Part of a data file
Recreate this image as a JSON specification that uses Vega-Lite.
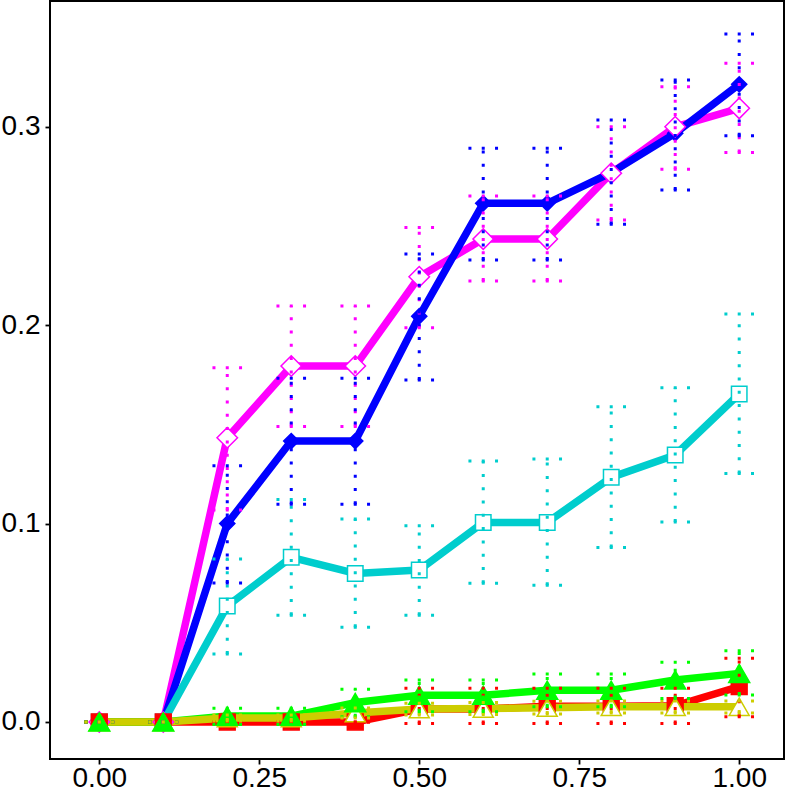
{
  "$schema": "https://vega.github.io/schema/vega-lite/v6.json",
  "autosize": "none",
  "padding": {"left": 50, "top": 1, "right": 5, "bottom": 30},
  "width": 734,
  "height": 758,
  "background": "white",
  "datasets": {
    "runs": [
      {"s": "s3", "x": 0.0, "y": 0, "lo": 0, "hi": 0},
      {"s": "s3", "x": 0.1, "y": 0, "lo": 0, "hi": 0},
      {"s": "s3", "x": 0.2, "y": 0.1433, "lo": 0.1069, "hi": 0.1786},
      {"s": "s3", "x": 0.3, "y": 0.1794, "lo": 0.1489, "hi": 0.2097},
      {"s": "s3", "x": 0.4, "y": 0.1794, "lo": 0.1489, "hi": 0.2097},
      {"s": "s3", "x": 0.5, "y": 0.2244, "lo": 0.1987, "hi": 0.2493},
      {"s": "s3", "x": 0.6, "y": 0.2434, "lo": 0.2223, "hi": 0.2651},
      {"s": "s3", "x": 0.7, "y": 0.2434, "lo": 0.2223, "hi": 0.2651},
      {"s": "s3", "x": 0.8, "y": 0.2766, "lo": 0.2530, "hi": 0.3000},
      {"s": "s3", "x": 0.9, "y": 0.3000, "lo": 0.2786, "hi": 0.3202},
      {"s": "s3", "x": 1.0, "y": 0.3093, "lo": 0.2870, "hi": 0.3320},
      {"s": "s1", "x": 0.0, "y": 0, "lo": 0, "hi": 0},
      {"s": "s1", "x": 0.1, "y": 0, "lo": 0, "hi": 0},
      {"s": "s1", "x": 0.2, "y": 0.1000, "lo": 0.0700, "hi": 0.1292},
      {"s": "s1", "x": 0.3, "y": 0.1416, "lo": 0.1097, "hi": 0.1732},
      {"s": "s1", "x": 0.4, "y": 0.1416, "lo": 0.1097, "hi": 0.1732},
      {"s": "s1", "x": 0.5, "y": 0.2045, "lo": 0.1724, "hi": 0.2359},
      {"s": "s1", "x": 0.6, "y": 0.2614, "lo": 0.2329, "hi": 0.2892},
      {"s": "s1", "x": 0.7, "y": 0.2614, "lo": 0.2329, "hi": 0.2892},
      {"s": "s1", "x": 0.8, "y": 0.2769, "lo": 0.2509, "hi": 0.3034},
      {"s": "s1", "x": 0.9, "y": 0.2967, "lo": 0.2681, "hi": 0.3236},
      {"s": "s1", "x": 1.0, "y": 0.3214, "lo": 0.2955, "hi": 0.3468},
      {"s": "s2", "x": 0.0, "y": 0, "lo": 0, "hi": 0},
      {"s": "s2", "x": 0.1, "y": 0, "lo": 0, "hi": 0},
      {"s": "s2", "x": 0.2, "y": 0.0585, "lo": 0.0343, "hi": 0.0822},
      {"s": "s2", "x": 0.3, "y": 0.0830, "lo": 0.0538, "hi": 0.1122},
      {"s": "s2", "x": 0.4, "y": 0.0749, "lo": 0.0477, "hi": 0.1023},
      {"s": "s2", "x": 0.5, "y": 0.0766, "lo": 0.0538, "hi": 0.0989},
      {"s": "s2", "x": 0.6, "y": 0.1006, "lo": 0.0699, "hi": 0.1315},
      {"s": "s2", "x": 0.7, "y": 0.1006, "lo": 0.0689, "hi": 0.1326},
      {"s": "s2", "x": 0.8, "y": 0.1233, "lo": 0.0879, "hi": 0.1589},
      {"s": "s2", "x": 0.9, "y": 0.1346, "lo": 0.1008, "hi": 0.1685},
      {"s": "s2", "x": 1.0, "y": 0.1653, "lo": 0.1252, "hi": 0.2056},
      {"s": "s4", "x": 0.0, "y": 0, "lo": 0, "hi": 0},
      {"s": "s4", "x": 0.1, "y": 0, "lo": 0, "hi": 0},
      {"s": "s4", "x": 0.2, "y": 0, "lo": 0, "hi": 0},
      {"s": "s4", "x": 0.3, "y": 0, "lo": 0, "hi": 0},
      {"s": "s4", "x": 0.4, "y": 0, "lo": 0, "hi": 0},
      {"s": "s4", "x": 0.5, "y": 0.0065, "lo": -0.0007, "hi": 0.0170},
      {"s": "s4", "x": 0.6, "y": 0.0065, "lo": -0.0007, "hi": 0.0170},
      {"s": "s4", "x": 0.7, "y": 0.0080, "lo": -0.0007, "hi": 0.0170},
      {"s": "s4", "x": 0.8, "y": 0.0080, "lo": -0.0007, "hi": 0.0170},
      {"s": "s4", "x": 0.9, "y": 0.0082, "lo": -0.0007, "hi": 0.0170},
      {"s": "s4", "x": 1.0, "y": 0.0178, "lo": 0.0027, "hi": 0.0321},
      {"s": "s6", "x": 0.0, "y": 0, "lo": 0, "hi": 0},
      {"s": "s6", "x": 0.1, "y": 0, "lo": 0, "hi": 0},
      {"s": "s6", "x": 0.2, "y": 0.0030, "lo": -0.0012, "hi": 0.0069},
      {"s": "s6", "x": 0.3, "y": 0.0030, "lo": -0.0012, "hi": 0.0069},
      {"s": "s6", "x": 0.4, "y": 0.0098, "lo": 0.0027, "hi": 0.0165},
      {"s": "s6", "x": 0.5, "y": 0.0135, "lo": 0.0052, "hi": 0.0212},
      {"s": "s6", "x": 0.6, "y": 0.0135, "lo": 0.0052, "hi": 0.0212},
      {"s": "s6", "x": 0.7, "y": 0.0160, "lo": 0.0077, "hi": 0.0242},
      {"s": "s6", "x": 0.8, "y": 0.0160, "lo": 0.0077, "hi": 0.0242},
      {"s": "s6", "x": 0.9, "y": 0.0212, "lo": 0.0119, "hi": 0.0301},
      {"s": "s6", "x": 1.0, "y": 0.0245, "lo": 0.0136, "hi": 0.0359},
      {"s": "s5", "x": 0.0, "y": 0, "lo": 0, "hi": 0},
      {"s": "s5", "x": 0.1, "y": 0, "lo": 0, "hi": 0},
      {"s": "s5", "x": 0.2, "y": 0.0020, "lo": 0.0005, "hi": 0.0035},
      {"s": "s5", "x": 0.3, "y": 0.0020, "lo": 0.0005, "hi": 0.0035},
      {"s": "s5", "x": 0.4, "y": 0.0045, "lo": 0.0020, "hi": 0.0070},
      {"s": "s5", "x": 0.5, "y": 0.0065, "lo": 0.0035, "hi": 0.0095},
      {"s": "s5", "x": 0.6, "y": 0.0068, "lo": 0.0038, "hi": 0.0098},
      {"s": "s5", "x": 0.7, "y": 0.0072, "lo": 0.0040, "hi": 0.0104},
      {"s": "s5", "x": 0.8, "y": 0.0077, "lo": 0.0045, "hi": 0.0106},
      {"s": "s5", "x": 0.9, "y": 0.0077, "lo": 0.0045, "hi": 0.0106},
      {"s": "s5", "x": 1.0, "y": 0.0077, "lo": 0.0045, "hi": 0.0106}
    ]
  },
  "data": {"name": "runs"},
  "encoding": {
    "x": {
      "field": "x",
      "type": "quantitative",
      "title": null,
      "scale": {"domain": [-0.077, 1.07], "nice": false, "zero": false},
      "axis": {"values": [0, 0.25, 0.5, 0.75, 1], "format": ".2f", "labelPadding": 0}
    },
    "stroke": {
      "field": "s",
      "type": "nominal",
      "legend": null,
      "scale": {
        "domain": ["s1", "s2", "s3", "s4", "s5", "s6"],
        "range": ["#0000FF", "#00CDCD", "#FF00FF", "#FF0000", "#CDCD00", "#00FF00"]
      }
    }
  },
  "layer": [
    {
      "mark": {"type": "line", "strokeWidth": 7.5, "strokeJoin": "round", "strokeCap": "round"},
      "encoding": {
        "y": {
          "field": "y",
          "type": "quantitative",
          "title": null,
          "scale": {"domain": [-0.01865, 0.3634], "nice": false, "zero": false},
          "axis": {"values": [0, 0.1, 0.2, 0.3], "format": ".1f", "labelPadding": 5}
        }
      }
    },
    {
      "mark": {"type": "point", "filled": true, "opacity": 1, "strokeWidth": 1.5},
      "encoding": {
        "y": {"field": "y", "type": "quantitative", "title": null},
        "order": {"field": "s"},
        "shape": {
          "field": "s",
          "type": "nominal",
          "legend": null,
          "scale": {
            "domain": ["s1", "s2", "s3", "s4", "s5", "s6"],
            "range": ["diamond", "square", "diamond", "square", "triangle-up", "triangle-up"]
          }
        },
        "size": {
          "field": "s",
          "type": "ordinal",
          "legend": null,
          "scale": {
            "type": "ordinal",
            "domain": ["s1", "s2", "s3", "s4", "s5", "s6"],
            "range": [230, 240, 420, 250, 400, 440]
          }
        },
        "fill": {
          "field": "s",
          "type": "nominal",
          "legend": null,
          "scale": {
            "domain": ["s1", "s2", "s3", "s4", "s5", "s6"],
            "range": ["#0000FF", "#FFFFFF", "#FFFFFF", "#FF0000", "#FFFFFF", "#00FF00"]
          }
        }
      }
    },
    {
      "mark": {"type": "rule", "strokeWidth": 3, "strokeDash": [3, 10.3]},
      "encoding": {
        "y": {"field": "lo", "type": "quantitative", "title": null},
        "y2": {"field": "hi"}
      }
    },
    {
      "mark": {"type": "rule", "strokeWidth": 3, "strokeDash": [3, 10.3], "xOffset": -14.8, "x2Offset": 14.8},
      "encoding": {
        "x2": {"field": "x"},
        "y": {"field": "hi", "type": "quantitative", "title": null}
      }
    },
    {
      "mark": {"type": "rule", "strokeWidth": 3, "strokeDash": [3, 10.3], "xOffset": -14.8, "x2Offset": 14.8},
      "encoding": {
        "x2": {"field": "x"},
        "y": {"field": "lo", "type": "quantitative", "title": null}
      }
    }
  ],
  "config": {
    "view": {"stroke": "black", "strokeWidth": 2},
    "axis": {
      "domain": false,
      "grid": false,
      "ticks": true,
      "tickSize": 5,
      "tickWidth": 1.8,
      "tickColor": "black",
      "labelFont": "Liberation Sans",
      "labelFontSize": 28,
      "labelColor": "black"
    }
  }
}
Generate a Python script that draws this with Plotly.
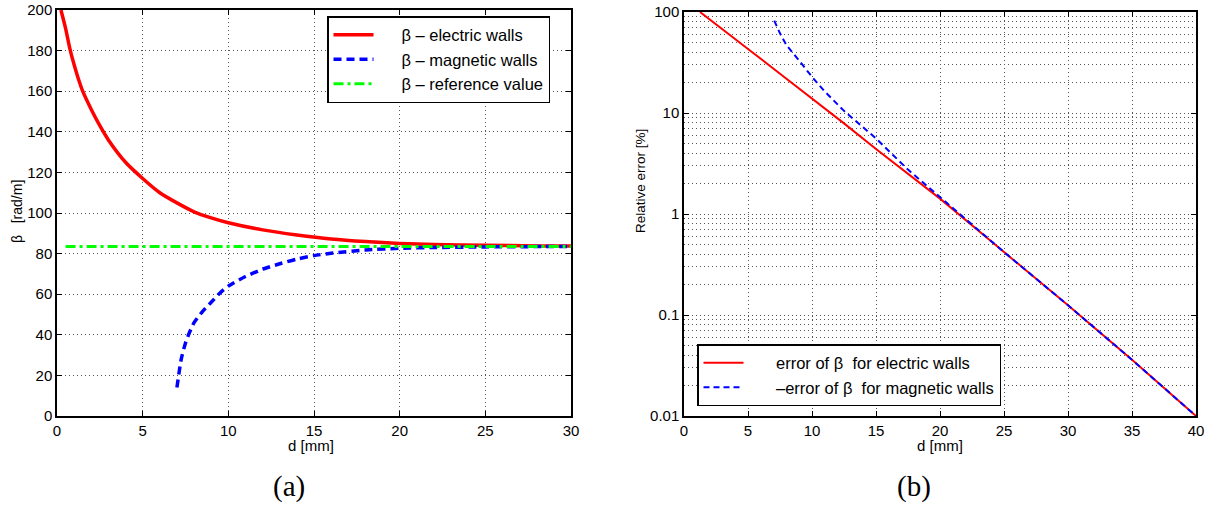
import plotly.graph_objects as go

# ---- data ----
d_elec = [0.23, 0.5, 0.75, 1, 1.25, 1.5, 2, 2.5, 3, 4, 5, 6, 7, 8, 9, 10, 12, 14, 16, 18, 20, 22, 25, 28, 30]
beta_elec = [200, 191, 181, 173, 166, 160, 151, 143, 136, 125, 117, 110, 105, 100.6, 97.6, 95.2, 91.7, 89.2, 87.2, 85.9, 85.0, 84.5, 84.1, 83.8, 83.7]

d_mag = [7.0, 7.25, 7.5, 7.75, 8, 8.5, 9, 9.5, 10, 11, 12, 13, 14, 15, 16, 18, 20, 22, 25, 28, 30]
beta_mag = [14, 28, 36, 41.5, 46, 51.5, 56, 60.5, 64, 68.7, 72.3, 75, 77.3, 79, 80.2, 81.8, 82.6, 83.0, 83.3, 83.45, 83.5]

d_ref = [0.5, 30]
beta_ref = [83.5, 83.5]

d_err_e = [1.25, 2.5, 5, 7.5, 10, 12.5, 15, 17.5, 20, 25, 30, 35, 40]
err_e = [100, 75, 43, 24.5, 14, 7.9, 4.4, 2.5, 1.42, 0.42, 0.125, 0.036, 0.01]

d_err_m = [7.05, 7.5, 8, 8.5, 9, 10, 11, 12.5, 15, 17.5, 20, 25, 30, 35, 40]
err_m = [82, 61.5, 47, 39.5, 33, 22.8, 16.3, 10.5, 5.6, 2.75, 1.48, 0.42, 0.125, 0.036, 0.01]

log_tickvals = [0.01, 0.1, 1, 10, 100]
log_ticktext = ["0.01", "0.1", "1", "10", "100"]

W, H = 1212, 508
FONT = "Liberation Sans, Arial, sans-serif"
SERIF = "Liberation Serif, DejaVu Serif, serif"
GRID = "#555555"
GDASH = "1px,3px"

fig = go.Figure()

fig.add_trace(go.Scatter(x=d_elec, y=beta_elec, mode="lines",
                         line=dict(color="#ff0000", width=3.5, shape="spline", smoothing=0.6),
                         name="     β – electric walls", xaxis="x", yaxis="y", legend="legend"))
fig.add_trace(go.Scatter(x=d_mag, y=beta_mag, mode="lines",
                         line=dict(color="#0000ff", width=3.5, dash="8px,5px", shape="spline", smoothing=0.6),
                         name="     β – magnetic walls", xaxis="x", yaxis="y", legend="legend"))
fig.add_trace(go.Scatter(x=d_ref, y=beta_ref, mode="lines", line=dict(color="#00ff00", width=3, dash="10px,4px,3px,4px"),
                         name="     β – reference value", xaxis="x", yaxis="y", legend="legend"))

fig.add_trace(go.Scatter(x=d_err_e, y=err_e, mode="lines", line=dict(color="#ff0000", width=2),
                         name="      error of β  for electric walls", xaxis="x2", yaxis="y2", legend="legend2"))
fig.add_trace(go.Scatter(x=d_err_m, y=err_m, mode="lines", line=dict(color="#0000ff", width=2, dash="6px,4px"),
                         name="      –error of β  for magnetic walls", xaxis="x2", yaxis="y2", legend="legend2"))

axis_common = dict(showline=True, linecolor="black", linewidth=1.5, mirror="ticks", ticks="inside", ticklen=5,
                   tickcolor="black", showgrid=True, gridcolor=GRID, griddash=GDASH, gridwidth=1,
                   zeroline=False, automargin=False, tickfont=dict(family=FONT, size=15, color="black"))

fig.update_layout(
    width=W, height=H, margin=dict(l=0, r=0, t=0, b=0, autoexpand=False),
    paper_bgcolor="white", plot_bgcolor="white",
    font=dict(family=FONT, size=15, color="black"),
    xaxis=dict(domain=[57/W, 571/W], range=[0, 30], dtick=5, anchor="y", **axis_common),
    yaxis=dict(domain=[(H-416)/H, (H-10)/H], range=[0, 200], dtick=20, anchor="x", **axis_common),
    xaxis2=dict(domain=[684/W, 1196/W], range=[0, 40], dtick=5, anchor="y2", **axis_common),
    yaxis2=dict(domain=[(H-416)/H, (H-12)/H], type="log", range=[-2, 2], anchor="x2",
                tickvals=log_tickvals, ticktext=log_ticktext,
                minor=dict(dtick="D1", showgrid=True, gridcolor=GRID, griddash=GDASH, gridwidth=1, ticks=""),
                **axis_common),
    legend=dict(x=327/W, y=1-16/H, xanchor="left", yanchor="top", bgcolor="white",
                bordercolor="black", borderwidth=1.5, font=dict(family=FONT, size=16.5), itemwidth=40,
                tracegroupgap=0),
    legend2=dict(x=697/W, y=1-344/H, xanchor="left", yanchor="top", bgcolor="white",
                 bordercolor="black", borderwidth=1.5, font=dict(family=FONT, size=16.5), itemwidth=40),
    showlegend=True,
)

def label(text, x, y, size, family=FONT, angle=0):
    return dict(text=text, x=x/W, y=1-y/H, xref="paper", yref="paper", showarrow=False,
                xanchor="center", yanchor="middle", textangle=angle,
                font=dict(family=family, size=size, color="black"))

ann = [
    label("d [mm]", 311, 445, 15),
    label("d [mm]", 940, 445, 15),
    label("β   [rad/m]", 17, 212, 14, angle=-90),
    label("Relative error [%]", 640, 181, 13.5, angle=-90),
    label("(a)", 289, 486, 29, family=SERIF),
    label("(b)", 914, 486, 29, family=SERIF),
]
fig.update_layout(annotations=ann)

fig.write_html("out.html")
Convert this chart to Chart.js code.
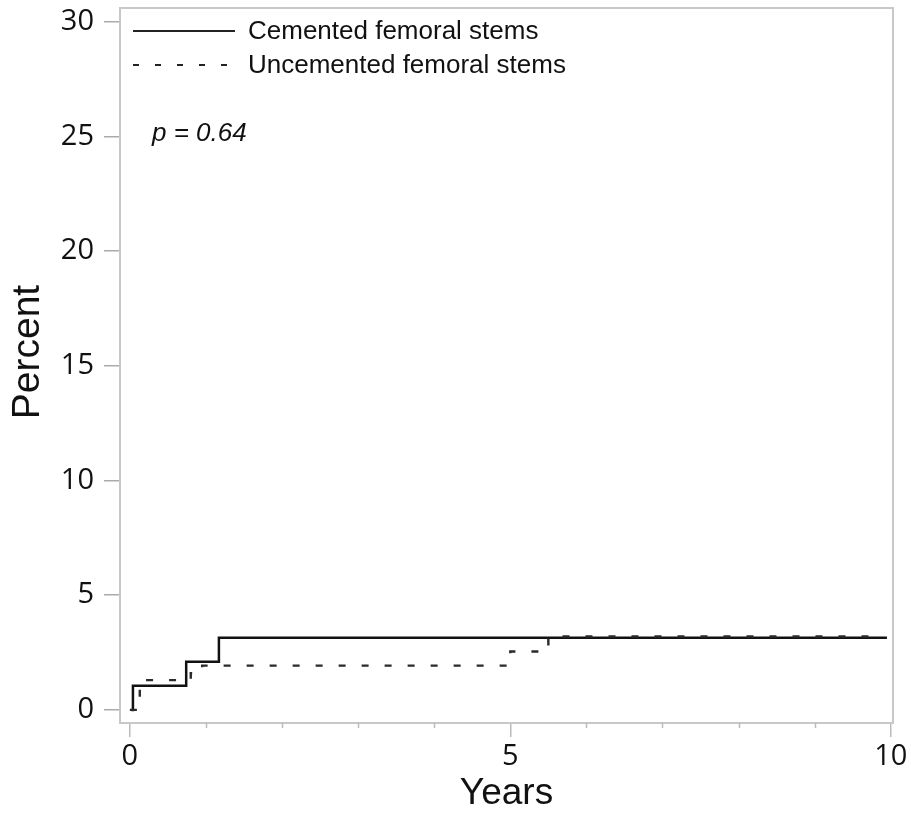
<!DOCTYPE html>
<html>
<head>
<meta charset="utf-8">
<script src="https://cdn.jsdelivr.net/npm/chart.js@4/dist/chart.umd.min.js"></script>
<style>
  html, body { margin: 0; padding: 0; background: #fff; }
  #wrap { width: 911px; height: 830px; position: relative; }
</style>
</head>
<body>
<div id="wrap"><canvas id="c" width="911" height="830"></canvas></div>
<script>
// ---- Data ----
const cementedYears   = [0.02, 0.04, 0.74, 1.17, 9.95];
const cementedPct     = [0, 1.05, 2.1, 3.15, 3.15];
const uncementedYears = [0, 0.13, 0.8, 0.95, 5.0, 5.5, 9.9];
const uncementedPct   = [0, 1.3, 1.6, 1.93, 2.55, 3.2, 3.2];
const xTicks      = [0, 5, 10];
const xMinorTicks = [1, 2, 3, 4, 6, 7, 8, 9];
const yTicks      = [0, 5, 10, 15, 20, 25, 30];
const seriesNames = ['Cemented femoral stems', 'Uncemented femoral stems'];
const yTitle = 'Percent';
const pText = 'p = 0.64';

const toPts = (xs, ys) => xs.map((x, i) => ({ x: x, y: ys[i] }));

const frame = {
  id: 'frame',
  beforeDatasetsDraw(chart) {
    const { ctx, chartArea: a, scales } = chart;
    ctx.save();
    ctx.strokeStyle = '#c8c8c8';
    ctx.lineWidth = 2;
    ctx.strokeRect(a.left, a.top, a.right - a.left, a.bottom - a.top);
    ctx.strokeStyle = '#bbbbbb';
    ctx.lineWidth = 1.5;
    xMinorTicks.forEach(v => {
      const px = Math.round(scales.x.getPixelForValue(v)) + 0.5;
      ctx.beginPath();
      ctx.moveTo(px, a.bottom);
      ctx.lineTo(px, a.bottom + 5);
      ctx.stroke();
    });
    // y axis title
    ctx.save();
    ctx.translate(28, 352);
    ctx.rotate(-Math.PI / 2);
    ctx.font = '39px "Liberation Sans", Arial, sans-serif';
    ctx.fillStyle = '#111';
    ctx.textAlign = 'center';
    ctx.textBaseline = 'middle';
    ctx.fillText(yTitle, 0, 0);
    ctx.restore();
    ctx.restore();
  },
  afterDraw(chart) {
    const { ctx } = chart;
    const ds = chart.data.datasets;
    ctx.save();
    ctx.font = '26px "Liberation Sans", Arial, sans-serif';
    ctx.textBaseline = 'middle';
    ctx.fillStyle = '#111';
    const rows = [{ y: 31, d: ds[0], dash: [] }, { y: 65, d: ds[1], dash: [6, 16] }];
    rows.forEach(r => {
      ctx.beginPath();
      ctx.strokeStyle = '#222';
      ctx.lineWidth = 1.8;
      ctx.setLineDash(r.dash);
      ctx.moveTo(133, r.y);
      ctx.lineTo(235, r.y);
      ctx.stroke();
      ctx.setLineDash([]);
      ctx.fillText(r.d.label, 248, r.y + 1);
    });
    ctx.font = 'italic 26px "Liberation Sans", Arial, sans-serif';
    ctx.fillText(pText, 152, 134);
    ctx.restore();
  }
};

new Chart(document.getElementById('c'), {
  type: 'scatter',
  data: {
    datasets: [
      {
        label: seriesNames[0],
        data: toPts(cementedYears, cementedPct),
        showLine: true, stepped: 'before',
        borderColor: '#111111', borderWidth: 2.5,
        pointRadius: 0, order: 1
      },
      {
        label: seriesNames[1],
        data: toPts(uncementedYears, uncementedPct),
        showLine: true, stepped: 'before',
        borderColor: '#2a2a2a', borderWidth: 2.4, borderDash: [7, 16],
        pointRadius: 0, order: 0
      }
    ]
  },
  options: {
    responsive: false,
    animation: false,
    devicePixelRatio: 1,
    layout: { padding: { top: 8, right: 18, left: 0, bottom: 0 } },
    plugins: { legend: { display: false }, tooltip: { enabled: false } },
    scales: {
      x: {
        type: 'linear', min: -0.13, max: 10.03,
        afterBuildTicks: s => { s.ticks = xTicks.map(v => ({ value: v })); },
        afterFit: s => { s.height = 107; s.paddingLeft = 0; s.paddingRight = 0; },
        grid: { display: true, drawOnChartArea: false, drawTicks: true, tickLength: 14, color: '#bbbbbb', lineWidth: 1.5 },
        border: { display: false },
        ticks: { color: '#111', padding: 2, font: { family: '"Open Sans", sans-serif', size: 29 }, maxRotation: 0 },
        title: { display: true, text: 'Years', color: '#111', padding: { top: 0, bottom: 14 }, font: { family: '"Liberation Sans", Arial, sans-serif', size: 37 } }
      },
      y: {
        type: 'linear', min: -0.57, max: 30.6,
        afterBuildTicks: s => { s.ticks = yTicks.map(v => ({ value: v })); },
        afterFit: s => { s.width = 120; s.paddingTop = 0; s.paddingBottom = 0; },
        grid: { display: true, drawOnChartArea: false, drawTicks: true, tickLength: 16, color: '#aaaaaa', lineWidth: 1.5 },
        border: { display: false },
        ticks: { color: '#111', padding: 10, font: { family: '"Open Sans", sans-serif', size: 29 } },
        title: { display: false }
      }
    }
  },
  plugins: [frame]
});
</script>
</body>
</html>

WHAT IS REQUIRED
With the pictures removed from your copy, retype the lines above from the one that contains "Generate a Python" through the one that contains "fig = go.Figure()", exactly.

RESPONSE TO THIS EXERCISE
Generate a Python script that draws this with Plotly.
import plotly.graph_objects as go

# ---- data ----
d_elec = [0.23, 0.5, 0.75, 1, 1.25, 1.5, 2, 2.5, 3, 4, 5, 6, 7, 8, 9, 10, 12, 14, 16, 18, 20, 22, 25, 28, 30]
beta_elec = [200, 191, 181, 173, 166, 160, 151, 143, 136, 125, 117, 110, 105, 100.6, 97.6, 95.2, 91.7, 89.2, 87.2, 85.9, 85.0, 84.5, 84.1, 83.8, 83.7]

d_mag = [7.0, 7.25, 7.5, 7.75, 8, 8.5, 9, 9.5, 10, 11, 12, 13, 14, 15, 16, 18, 20, 22, 25, 28, 30]
beta_mag = [14, 28, 36, 41.5, 46, 51.5, 56, 60.5, 64, 68.7, 72.3, 75, 77.3, 79, 80.2, 81.8, 82.6, 83.0, 83.3, 83.45, 83.5]

d_ref = [0.5, 30]
beta_ref = [83.5, 83.5]

d_err_e = [1.25, 2.5, 5, 7.5, 10, 12.5, 15, 17.5, 20, 25, 30, 35, 40]
err_e = [100, 75, 43, 24.5, 14, 7.9, 4.4, 2.5, 1.42, 0.42, 0.125, 0.036, 0.01]

d_err_m = [7.05, 7.5, 8, 8.5, 9, 10, 11, 12.5, 15, 17.5, 20, 25, 30, 35, 40]
err_m = [82, 61.5, 47, 39.5, 33, 22.8, 16.3, 10.5, 5.6, 2.75, 1.48, 0.42, 0.125, 0.036, 0.01]

log_tickvals = [0.01, 0.1, 1, 10, 100]
log_ticktext = ["0.01", "0.1", "1", "10", "100"]

W, H = 1212, 508
FONT = "Liberation Sans, Arial, sans-serif"
SERIF = "Liberation Serif, DejaVu Serif, serif"
GRID = "#555555"
GDASH = "1px,3px"

fig = go.Figure()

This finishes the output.